REQUIREMENTS:
Without the pictures, return all of the material exactly as written.

Data extracted from a collection
+ + +

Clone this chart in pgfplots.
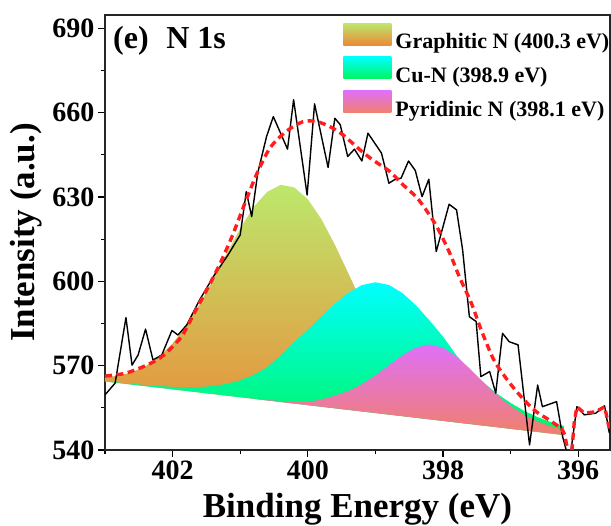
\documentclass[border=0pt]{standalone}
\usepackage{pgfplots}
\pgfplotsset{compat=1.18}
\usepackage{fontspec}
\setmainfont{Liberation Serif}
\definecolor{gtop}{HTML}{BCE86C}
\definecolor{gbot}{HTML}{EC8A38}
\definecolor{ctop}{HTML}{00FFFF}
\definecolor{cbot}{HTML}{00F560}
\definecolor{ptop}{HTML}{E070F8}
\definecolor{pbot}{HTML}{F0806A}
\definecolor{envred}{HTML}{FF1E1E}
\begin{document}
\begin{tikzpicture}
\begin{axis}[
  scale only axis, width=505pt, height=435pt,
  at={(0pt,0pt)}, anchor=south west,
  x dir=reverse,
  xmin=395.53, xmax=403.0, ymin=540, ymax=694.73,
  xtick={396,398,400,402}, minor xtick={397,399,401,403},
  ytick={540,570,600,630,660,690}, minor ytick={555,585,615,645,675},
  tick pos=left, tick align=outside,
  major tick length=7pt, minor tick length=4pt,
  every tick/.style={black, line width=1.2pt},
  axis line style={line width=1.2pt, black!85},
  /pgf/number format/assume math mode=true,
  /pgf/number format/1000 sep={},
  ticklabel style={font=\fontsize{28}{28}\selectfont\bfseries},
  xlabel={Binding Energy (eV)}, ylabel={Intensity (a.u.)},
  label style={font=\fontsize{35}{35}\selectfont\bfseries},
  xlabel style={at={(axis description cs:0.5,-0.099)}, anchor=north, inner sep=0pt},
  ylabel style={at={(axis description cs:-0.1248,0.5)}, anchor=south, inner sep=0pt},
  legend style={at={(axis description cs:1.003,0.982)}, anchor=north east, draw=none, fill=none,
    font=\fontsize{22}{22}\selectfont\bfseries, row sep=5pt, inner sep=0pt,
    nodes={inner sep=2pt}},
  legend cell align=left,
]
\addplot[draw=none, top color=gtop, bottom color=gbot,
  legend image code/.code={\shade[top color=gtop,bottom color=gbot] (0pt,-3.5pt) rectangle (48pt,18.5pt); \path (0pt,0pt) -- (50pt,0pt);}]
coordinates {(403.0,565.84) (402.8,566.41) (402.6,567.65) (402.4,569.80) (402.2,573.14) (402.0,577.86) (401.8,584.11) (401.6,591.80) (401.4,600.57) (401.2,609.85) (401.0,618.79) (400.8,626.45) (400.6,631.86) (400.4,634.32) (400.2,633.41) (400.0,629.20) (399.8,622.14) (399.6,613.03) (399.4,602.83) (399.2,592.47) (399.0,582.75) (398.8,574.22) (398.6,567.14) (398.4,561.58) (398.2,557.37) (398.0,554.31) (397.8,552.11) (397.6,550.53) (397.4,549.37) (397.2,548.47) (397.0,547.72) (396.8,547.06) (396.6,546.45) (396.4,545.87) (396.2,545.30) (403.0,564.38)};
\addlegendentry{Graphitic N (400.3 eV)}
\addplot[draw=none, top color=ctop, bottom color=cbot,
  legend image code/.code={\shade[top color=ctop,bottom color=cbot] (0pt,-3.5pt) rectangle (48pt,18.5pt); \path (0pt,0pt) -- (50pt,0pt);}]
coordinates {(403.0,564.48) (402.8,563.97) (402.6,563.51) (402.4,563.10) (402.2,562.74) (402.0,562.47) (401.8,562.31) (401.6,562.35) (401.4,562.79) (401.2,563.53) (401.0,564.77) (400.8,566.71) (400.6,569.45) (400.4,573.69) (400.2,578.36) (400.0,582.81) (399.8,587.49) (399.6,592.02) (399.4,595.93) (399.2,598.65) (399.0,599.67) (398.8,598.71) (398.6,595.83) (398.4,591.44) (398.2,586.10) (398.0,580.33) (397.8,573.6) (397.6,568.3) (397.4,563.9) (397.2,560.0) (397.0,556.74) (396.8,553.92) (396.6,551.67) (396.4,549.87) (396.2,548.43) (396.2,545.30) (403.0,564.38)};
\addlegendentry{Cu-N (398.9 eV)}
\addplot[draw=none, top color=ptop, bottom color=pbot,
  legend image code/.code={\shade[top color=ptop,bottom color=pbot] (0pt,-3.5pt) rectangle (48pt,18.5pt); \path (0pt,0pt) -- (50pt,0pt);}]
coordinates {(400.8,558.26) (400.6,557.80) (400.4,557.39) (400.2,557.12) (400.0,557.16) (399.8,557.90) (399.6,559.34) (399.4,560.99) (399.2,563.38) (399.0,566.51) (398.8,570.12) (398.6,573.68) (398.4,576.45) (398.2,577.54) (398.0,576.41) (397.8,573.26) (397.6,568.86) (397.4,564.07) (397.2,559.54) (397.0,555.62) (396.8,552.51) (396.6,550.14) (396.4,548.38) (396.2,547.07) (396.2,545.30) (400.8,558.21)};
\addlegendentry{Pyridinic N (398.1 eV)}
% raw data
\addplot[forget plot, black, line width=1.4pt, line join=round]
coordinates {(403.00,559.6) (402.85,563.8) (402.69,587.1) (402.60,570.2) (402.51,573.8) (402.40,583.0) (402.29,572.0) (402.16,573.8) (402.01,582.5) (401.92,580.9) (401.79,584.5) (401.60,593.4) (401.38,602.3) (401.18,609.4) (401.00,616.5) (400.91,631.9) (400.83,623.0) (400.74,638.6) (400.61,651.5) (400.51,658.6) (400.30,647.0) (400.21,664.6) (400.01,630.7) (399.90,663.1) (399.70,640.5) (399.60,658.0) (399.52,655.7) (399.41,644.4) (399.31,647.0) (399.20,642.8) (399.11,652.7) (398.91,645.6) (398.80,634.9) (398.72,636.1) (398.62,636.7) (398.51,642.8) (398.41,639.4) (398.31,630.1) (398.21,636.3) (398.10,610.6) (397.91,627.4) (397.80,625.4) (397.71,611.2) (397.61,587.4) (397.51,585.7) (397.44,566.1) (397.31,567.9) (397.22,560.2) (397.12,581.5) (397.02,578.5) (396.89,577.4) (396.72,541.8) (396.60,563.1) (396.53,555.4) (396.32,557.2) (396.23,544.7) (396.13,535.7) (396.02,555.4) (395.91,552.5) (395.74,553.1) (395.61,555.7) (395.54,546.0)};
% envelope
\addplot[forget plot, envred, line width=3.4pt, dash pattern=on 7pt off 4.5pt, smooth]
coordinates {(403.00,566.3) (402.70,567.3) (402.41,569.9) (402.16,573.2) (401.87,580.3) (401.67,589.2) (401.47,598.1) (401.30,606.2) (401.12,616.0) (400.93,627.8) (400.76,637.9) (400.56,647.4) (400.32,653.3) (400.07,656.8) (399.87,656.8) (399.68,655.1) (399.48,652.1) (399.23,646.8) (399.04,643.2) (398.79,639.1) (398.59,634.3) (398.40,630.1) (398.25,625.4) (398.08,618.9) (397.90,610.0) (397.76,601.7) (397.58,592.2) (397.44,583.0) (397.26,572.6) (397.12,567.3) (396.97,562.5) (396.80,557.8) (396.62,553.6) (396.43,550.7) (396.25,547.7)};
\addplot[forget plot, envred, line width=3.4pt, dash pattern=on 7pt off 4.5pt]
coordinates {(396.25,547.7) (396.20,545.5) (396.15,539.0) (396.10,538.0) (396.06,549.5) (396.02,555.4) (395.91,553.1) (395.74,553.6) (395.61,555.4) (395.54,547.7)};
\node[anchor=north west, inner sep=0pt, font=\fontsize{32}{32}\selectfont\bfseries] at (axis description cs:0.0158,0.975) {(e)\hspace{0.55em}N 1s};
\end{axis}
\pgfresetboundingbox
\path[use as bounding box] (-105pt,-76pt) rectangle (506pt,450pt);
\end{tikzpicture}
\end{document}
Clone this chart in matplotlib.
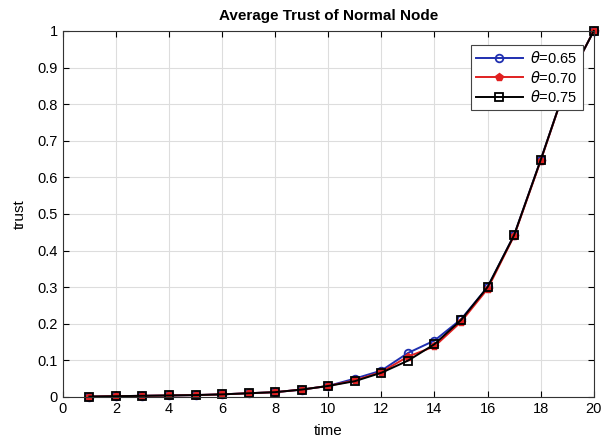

+ + +

WRITTEN ANSWER:
Clone this chart in pgfplots.
\documentclass[border=0pt]{standalone}
\usepackage{pgfplots}
\pgfplotsset{compat=1.18}
\usepackage{fontspec}
\setmainfont{Liberation Serif}
\definecolor{gtop}{HTML}{BCE86C}
\definecolor{gbot}{HTML}{EC8A38}
\definecolor{ctop}{HTML}{00FFFF}
\definecolor{cbot}{HTML}{00F560}
\definecolor{ptop}{HTML}{E070F8}
\definecolor{pbot}{HTML}{F0806A}
\definecolor{envred}{HTML}{FF1E1E}
\begin{document}
\begin{tikzpicture}
\begin{axis}[
  scale only axis, width=505pt, height=435pt,
  at={(0pt,0pt)}, anchor=south west,
  x dir=reverse,
  xmin=395.53, xmax=403.0, ymin=540, ymax=694.73,
  xtick={396,398,400,402}, minor xtick={397,399,401,403},
  ytick={540,570,600,630,660,690}, minor ytick={555,585,615,645,675},
  tick pos=left, tick align=outside,
  major tick length=7pt, minor tick length=4pt,
  every tick/.style={black, line width=1.2pt},
  axis line style={line width=1.2pt, black!85},
  /pgf/number format/assume math mode=true,
  /pgf/number format/1000 sep={},
  ticklabel style={font=\fontsize{28}{28}\selectfont\bfseries},
  xlabel={Binding Energy (eV)}, ylabel={Intensity (a.u.)},
  label style={font=\fontsize{35}{35}\selectfont\bfseries},
  xlabel style={at={(axis description cs:0.5,-0.099)}, anchor=north, inner sep=0pt},
  ylabel style={at={(axis description cs:-0.1248,0.5)}, anchor=south, inner sep=0pt},
  legend style={at={(axis description cs:1.003,0.982)}, anchor=north east, draw=none, fill=none,
    font=\fontsize{22}{22}\selectfont\bfseries, row sep=5pt, inner sep=0pt,
    nodes={inner sep=2pt}},
  legend cell align=left,
]
\addplot[draw=none, top color=gtop, bottom color=gbot,
  legend image code/.code={\shade[top color=gtop,bottom color=gbot] (0pt,-3.5pt) rectangle (48pt,18.5pt); \path (0pt,0pt) -- (50pt,0pt);}]
coordinates {(403.0,565.84) (402.8,566.41) (402.6,567.65) (402.4,569.80) (402.2,573.14) (402.0,577.86) (401.8,584.11) (401.6,591.80) (401.4,600.57) (401.2,609.85) (401.0,618.79) (400.8,626.45) (400.6,631.86) (400.4,634.32) (400.2,633.41) (400.0,629.20) (399.8,622.14) (399.6,613.03) (399.4,602.83) (399.2,592.47) (399.0,582.75) (398.8,574.22) (398.6,567.14) (398.4,561.58) (398.2,557.37) (398.0,554.31) (397.8,552.11) (397.6,550.53) (397.4,549.37) (397.2,548.47) (397.0,547.72) (396.8,547.06) (396.6,546.45) (396.4,545.87) (396.2,545.30) (403.0,564.38)};
\addlegendentry{Graphitic N (400.3 eV)}
\addplot[draw=none, top color=ctop, bottom color=cbot,
  legend image code/.code={\shade[top color=ctop,bottom color=cbot] (0pt,-3.5pt) rectangle (48pt,18.5pt); \path (0pt,0pt) -- (50pt,0pt);}]
coordinates {(403.0,564.48) (402.8,563.97) (402.6,563.51) (402.4,563.10) (402.2,562.74) (402.0,562.47) (401.8,562.31) (401.6,562.35) (401.4,562.79) (401.2,563.53) (401.0,564.77) (400.8,566.71) (400.6,569.45) (400.4,573.69) (400.2,578.36) (400.0,582.81) (399.8,587.49) (399.6,592.02) (399.4,595.93) (399.2,598.65) (399.0,599.67) (398.8,598.71) (398.6,595.83) (398.4,591.44) (398.2,586.10) (398.0,580.33) (397.8,573.6) (397.6,568.3) (397.4,563.9) (397.2,560.0) (397.0,556.74) (396.8,553.92) (396.6,551.67) (396.4,549.87) (396.2,548.43) (396.2,545.30) (403.0,564.38)};
\addlegendentry{Cu-N (398.9 eV)}
\addplot[draw=none, top color=ptop, bottom color=pbot,
  legend image code/.code={\shade[top color=ptop,bottom color=pbot] (0pt,-3.5pt) rectangle (48pt,18.5pt); \path (0pt,0pt) -- (50pt,0pt);}]
coordinates {(400.8,558.26) (400.6,557.80) (400.4,557.39) (400.2,557.12) (400.0,557.16) (399.8,557.90) (399.6,559.34) (399.4,560.99) (399.2,563.38) (399.0,566.51) (398.8,570.12) (398.6,573.68) (398.4,576.45) (398.2,577.54) (398.0,576.41) (397.8,573.26) (397.6,568.86) (397.4,564.07) (397.2,559.54) (397.0,555.62) (396.8,552.51) (396.6,550.14) (396.4,548.38) (396.2,547.07) (396.2,545.30) (400.8,558.21)};
\addlegendentry{Pyridinic N (398.1 eV)}
% raw data
\addplot[forget plot, black, line width=1.4pt, line join=round]
coordinates {(403.00,559.6) (402.85,563.8) (402.69,587.1) (402.60,570.2) (402.51,573.8) (402.40,583.0) (402.29,572.0) (402.16,573.8) (402.01,582.5) (401.92,580.9) (401.79,584.5) (401.60,593.4) (401.38,602.3) (401.18,609.4) (401.00,616.5) (400.91,631.9) (400.83,623.0) (400.74,638.6) (400.61,651.5) (400.51,658.6) (400.30,647.0) (400.21,664.6) (400.01,630.7) (399.90,663.1) (399.70,640.5) (399.60,658.0) (399.52,655.7) (399.41,644.4) (399.31,647.0) (399.20,642.8) (399.11,652.7) (398.91,645.6) (398.80,634.9) (398.72,636.1) (398.62,636.7) (398.51,642.8) (398.41,639.4) (398.31,630.1) (398.21,636.3) (398.10,610.6) (397.91,627.4) (397.80,625.4) (397.71,611.2) (397.61,587.4) (397.51,585.7) (397.44,566.1) (397.31,567.9) (397.22,560.2) (397.12,581.5) (397.02,578.5) (396.89,577.4) (396.72,541.8) (396.60,563.1) (396.53,555.4) (396.32,557.2) (396.23,544.7) (396.13,535.7) (396.02,555.4) (395.91,552.5) (395.74,553.1) (395.61,555.7) (395.54,546.0)};
% envelope
\addplot[forget plot, envred, line width=3.4pt, dash pattern=on 7pt off 4.5pt, smooth]
coordinates {(403.00,566.3) (402.70,567.3) (402.41,569.9) (402.16,573.2) (401.87,580.3) (401.67,589.2) (401.47,598.1) (401.30,606.2) (401.12,616.0) (400.93,627.8) (400.76,637.9) (400.56,647.4) (400.32,653.3) (400.07,656.8) (399.87,656.8) (399.68,655.1) (399.48,652.1) (399.23,646.8) (399.04,643.2) (398.79,639.1) (398.59,634.3) (398.40,630.1) (398.25,625.4) (398.08,618.9) (397.90,610.0) (397.76,601.7) (397.58,592.2) (397.44,583.0) (397.26,572.6) (397.12,567.3) (396.97,562.5) (396.80,557.8) (396.62,553.6) (396.43,550.7) (396.25,547.7)};
\addplot[forget plot, envred, line width=3.4pt, dash pattern=on 7pt off 4.5pt]
coordinates {(396.25,547.7) (396.20,545.5) (396.15,539.0) (396.10,538.0) (396.06,549.5) (396.02,555.4) (395.91,553.1) (395.74,553.6) (395.61,555.4) (395.54,547.7)};
\node[anchor=north west, inner sep=0pt, font=\fontsize{32}{32}\selectfont\bfseries] at (axis description cs:0.0158,0.975) {(e)\hspace{0.55em}N 1s};
\end{axis}
\pgfresetboundingbox
\path[use as bounding box] (-105pt,-76pt) rectangle (506pt,450pt);
\end{tikzpicture}
\end{document}
Clone this chart in matplotlib.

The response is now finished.